_PROBLEM REQUIREMENTS_
Would you copy the records below, exactly and only from their first line through the line containing "16.1, 13.2, 10.4]", without any pictures?

_RAW RECORDS_
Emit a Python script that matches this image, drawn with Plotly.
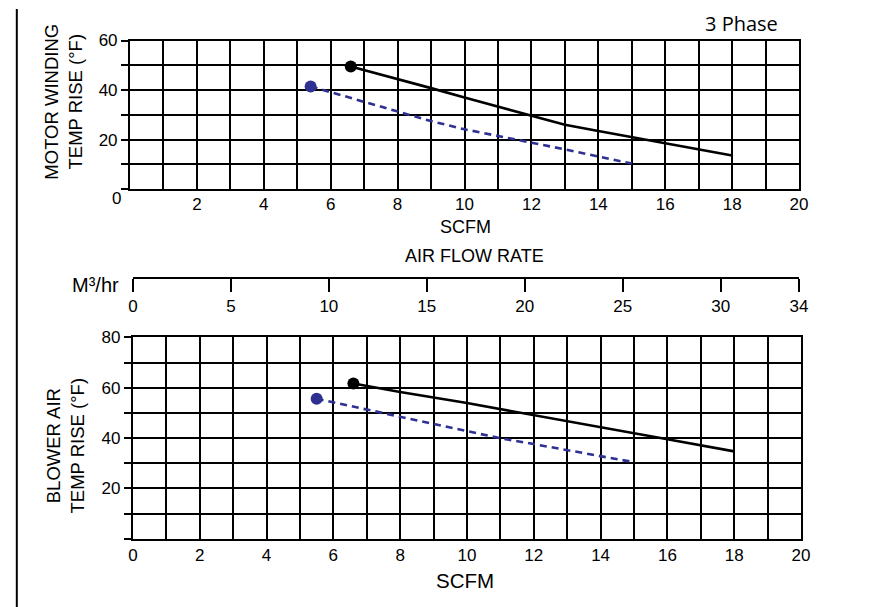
import plotly.graph_objects as go

W, H = 873, 607

# ---- data ----
top_black_x = [6.6, 8, 9, 10, 11, 12, 13, 14, 15, 16, 17, 18]
top_black_y = [49.5, 44.5, 40.8, 37, 33.4, 29.8, 26, 23.5, 21, 18.6, 16, 13.6]
top_blue_x = [5.4, 7, 8, 9, 10, 11, 12, 13, 14, 15]
top_blue_y = [41.5, 35.2, 31.2, 27.5, 24.2, 21.6, 19, 16.1, 13.2, 10.4]

bot_black_x = [6.6, 8, 10, 12, 14, 16, 18]
bot_black_y = [61.7, 58.3, 53.9, 49, 44.2, 39.5, 34.7]
bot_blue_x = [5.5, 7, 8, 9, 10, 11, 12, 13, 14, 15]
bot_blue_y = [55.6, 51.3, 48.4, 45.5, 42.8, 39.9, 37.6, 35.2, 32.8, 30.4]

x_grid = list(range(0, 21))
top_x_text = ["" if (v % 2 or v == 0) else str(v) for v in x_grid]
bot_x_text = ["" if v % 2 else str(v) for v in x_grid]
top_y_vals = [0, 10, 20, 30, 40, 50, 60]
top_y_text = ["", "", "20", "", "40", "", "60"]
bot_y_vals = [0, 10, 20, 30, 40, 50, 60, 70, 80]
bot_y_text = ["", "", "20", "", "40", "", "60", "", "80"]
m3_vals = [0, 5, 10, 15, 20, 25, 30, 34]
m3_text = [str(v) for v in m3_vals]

BLUE = "#2e3192"
FONT = "Liberation Sans, Arial, sans-serif"

def px(x):
    return x / W

def py(y):
    return 1 - y / H

fig = go.Figure()

def add_series(xs, ys, color, dash, xa, ya):
    fig.add_trace(go.Scatter(x=xs, y=ys, mode="lines", xaxis=xa, yaxis=ya,
                             line=dict(color=color, width=2.6, dash=dash),
                             showlegend=False, hoverinfo="skip"))
    fig.add_trace(go.Scatter(x=xs[:1], y=ys[:1], mode="markers", xaxis=xa, yaxis=ya,
                             marker=dict(color=color, size=12),
                             showlegend=False, hoverinfo="skip"))

add_series(top_black_x, top_black_y, "black", "solid", "x", "y")
add_series(top_blue_x, top_blue_y, BLUE, "7px,5px", "x", "y")
add_series(bot_black_x, bot_black_y, "black", "solid", "x2", "y2")
add_series(bot_blue_x, bot_blue_y, BLUE, "7px,5px", "x2", "y2")

# invisible trace for the m3/hr scale axis
fig.add_trace(go.Scatter(x=[0, 34], y=[0, 0], xaxis="x3", yaxis="y3", mode="markers",
                         marker=dict(opacity=0), showlegend=False, hoverinfo="skip"))

TICKFONT = dict(family=FONT, size=17, color="black")
common_x = dict(showgrid=True, gridcolor="black", gridwidth=2, showline=True,
                linecolor="black", linewidth=2, mirror=True, ticks="",
                zeroline=False, tickfont=TICKFONT, fixedrange=True)
common_y = dict(showgrid=True, gridcolor="black", gridwidth=2, showline=True,
                linecolor="black", linewidth=2, mirror=True, ticks="outside",
                ticklen=7, tickwidth=2, tickcolor="black", zeroline=False,
                tickfont=TICKFONT, fixedrange=True)

fig.update_layout(
    width=W, height=H, margin=dict(l=0, r=0, t=0, b=0),
    paper_bgcolor="white", plot_bgcolor="white",
    xaxis=dict(domain=[px(127), px(807)], range=[0, 20], anchor="y",
               tickmode="array", tickvals=x_grid, ticktext=top_x_text,
               ticklabelstandoff=-2, **common_x),
    yaxis=dict(domain=[py(183), py(32)], range=[0, 60], anchor="x",
               tickmode="array", tickvals=top_y_vals, ticktext=top_y_text, **common_y),
    xaxis2=dict(domain=[px(130), px(809)], range=[0, 20], anchor="y2",
                tickmode="array", tickvals=x_grid, ticktext=bot_x_text, **common_x),
    yaxis2=dict(domain=[py(537.7), py(333.3)], range=[0, 80], anchor="x2",
                tickmode="array", tickvals=bot_y_vals, ticktext=bot_y_text, **common_y),
    xaxis3=dict(domain=[px(130), px(807)], range=[0, 34], anchor="y3",
                tickmode="array", tickvals=m3_vals, ticktext=m3_text,
                showgrid=False, zeroline=False, showline=True, linecolor="black",
                linewidth=2, ticks="outside", ticklen=13, tickwidth=2, tickcolor="black",
                tickfont=TICKFONT, fixedrange=True),
    yaxis3=dict(domain=[py(271.7), py(268)], visible=False, anchor="x3", fixedrange=True),
)

def ann(text, x, y, size=16, angle=0, family=FONT, xanchor="center"):
    fig.add_annotation(text=text, x=px(x), y=py(y), xref="paper", yref="paper",
                       showarrow=False, textangle=angle, xanchor=xanchor, yanchor="middle",
                       font=dict(family=family, size=size, color="black"))

ann("3 Phase", 748, 15, size=20, family="Open Sans, sans-serif")
ann("0", 113, 192, size=17)
ann("SCFM", 468, 221, size=18)
ann("AIR FLOW RATE", 477, 251, size=18)
ann("M³/hr", 118, 280, size=20, xanchor="right")
ann("MOTOR WINDING<br>TEMP RISE (°F)", 60, 94, size=18.5, angle=-90)
ann("BLOWER AIR<br>TEMP RISE (°F)", 61, 443, size=18.5, angle=-90)
ann("SCFM", 468, 580, size=20.5)

fig.add_shape(type="line", xref="paper", yref="paper", x0=px(12), x1=px(12), y0=0, y1=1,
              line=dict(color="black", width=2))

fig.write_html("out.html", config={"displayModeBar": False, "staticPlot": True},
               post_script="document.body.style.margin='0';")
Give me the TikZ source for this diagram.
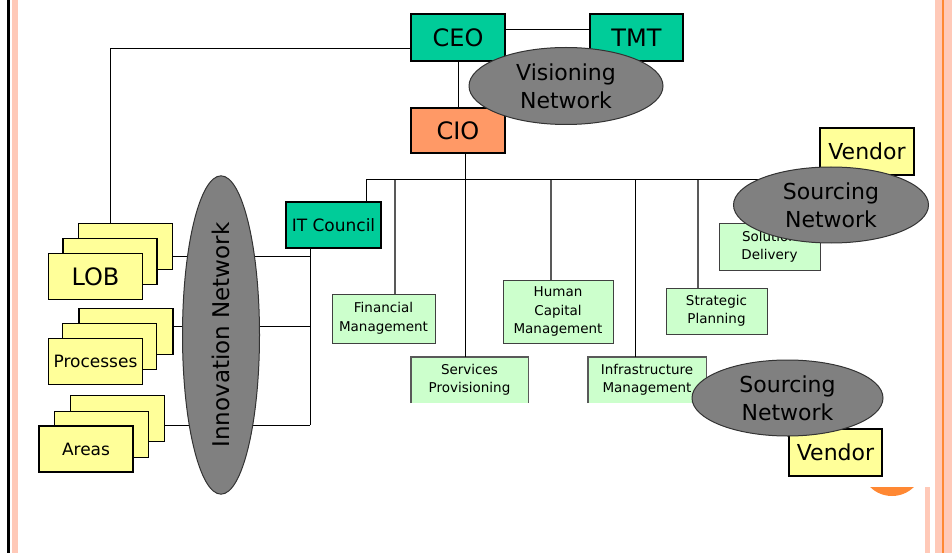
\documentclass[tikz,border=0pt]{standalone}
\usepackage{fontspec}
\setmainfont{DejaVu Sans}
\usepackage{tikz}
\usetikzlibrary{shapes.geometric}

\definecolor{ceoteal}{HTML}{00CC99}
\definecolor{cioorange}{HTML}{FF9966}
\definecolor{unitgreen}{HTML}{CCFFCC}
\definecolor{lobyellow}{HTML}{FFFF99}
\definecolor{netgray}{HTML}{808080}
\definecolor{bandpink}{HTML}{FFC9B8}
\definecolor{bandorange}{HTML}{FF8833}

\begin{document}
\begin{tikzpicture}[x=1pt, y=-1pt,
    tealbox/.style={draw=black, line width=1.3pt, fill=ceoteal, inner sep=0pt,
        minimum height=47pt, font=\fontsize{24}{28}\selectfont},
    unitbox/.style={draw=black!75, line width=1pt, fill=unitgreen, inner sep=0pt,
        align=center, font=\fontsize{13.5}{18.5}\selectfont},
    openbox/.style={fill=unitgreen, inner sep=0pt, align=center,
        font=\fontsize{13.5}{18.5}\selectfont},
    stackbox/.style={draw=black, line width=1.2pt, fill=lobyellow, inner sep=0pt,
        minimum width=94pt, minimum height=46pt, font=\fontsize{17}{20}\selectfont},
    vendorbox/.style={draw=black, line width=1.2pt, fill=lobyellow, inner sep=0pt,
        minimum height=47pt, font=\fontsize{22}{26}\selectfont},
    network/.style={ellipse, draw=black!80, line width=1pt, fill=netgray, inner sep=0pt,
        align=center, font=\fontsize{22}{28}\selectfont},
    link/.style={draw=black, line width=1pt},
    drop/.style={draw=black!65, line width=1.4pt}]
    \useasboundingbox (0,0) rectangle (952,553);

    % Page borders
    \fill[black] (7,0) rectangle (9.5,553);
    \fill[bandpink] (12,0) rectangle (18,553);
    \fill[bandpink] (935,0) rectangle (952,553);
    \fill[bandorange] (942,0) rectangle (944,553);
    \fill[bandpink] (925,487) rectangle (930,553);
    \begin{scope}
        \clip (860,487) rectangle (924,500);
        \fill[bandorange] (892,465) circle (31pt);
    \end{scope}

    % Junction points
    \coordinate (k) at (110,49);
    \coordinate (bus) at (366,180);
    \coordinate (busend) at (830,180);
    \coordinate (d1) at (395,180);
    \coordinate (d2) at (551,180);
    \coordinate (d3) at (635,180);
    \coordinate (d4) at (698,180);
    \coordinate (j1) at (310,256);
    \coordinate (j2) at (310,326);
    \coordinate (j3) at (310,425);

    % Top of the chart
    \node[tealbox, minimum width=94pt] (ceo) at (458,37.5) {CEO};
    \node[tealbox, minimum width=93pt] (tmt) at (636.5,37.5) {TMT};
    \node[tealbox, fill=cioorange, minimum width=94pt, minimum height=45pt] (cio) at (458,130.5) {CIO};
    \node[tealbox, minimum width=95pt, minimum height=46pt, font=\fontsize{17}{20}\selectfont] (itc) at (333.5,225) {IT Council};

    % The units under the CIO
    \node[unitbox, minimum width=103pt, minimum height=49pt] (fm) at (383.5,318.5) {Financial\\Management};
    \node[openbox, minimum width=117pt, minimum height=46pt] (sp) at (469.5,380) {Services\\Provisioning};
    \node[unitbox, minimum width=110pt, minimum height=63pt] (hcm) at (558,311.5) {Human\\Capital\\Management};
    \node[openbox, minimum width=118pt, minimum height=46pt] (im) at (647,380) {Infrastructure\\Management};
    \node[unitbox, minimum width=101pt, minimum height=46pt] (stp) at (716.5,311) {Strategic\\Planning};
    \node[unitbox, minimum width=101pt, minimum height=46pt] (sd) at (769.5,247) {Solution\\Delivery};
    \draw[drop] (sp.south west) |- (sp.north east) -- (sp.south east);
    \draw[drop] (im.south west) |- (im.north east) -- (im.south east);

    % Lines of business, processes, areas
    \node[stackbox] (lobC) at (125.5,246.5) {};
    \node[stackbox] (lobB) at (110,261.5) {};
    \node[stackbox, font=\fontsize{24}{28}\selectfont] (lob) at (95.5,276.5) {LOB};
    \node[stackbox] (procC) at (126,331.5) {};
    \node[stackbox] (procB) at (109.5,346.5) {};
    \node[stackbox] (proc) at (95.5,361.5) {Processes};
    \node[stackbox] (areaC) at (117.5,418.5) {};
    \node[stackbox] (areaB) at (101.5,434.5) {};
    \node[stackbox] (area) at (86,449) {Areas};

    % Connectors
    \draw[link] ([yshift=7.5pt]ceo.east) -- ([yshift=7.5pt]tmt.west);
    \draw[link] (ceo) -- (cio);
    \draw[link] (ceo.west |- k) -- (k) -- (k |- lobC.north);
    \draw[link] ([xshift=7pt]cio.south) -- ([xshift=7pt]cio.south |- sp.north);
    \draw[link] (bus) -- (busend);
    \draw[link] (bus) -- (bus |- itc.north);
    \draw[drop] (d1) -- (d1 |- fm.north);
    \draw[drop] (d2) -- (d2 |- hcm.north);
    \draw[link] (d3) -- (d3 |- im.north);
    \draw[drop] (d4) -- (d4 |- stp.north);
    \draw[link] (itc.south -| j1) -- (j3);
    \draw[link] (lobC.east |- j1) -- (j1);
    \draw[link] (procC.east |- j2) -- (j2);
    \draw[link] (areaC.east |- j3) -- (j3);

    % Vendors
    \node[vendorbox, minimum width=94pt] (ven1) at (867,151.5) {Vendor};
    \node[vendorbox, minimum width=93pt] (ven2) at (835.5,452.5) {Vendor};

    % Networks
    \node[network, minimum width=194pt, minimum height=77pt] (vis) at (566,86) {Visioning\\Network};
    \node[network, minimum width=195pt, minimum height=76pt] (src1) at (831,205) {Sourcing\\Network};
    \node[network, minimum width=191pt, minimum height=76pt] (src2) at (787.5,398) {Sourcing\\Network};
    \node[network, rotate=90, minimum width=288pt, minimum height=77pt, font=\fontsize{23}{28}\selectfont] (inno) at (221,335) {Innovation Network};
\end{tikzpicture}
\end{document}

_TASK ANSWER_
Emit a Python script that matches this image, drawn with Plotly.
import plotly.graph_objects as go

W, H = 873, 607

# ---- data ----
top_black_x = [6.6, 8, 9, 10, 11, 12, 13, 14, 15, 16, 17, 18]
top_black_y = [49.5, 44.5, 40.8, 37, 33.4, 29.8, 26, 23.5, 21, 18.6, 16, 13.6]
top_blue_x = [5.4, 7, 8, 9, 10, 11, 12, 13, 14, 15]
top_blue_y = [41.5, 35.2, 31.2, 27.5, 24.2, 21.6, 19, 16.1, 13.2, 10.4]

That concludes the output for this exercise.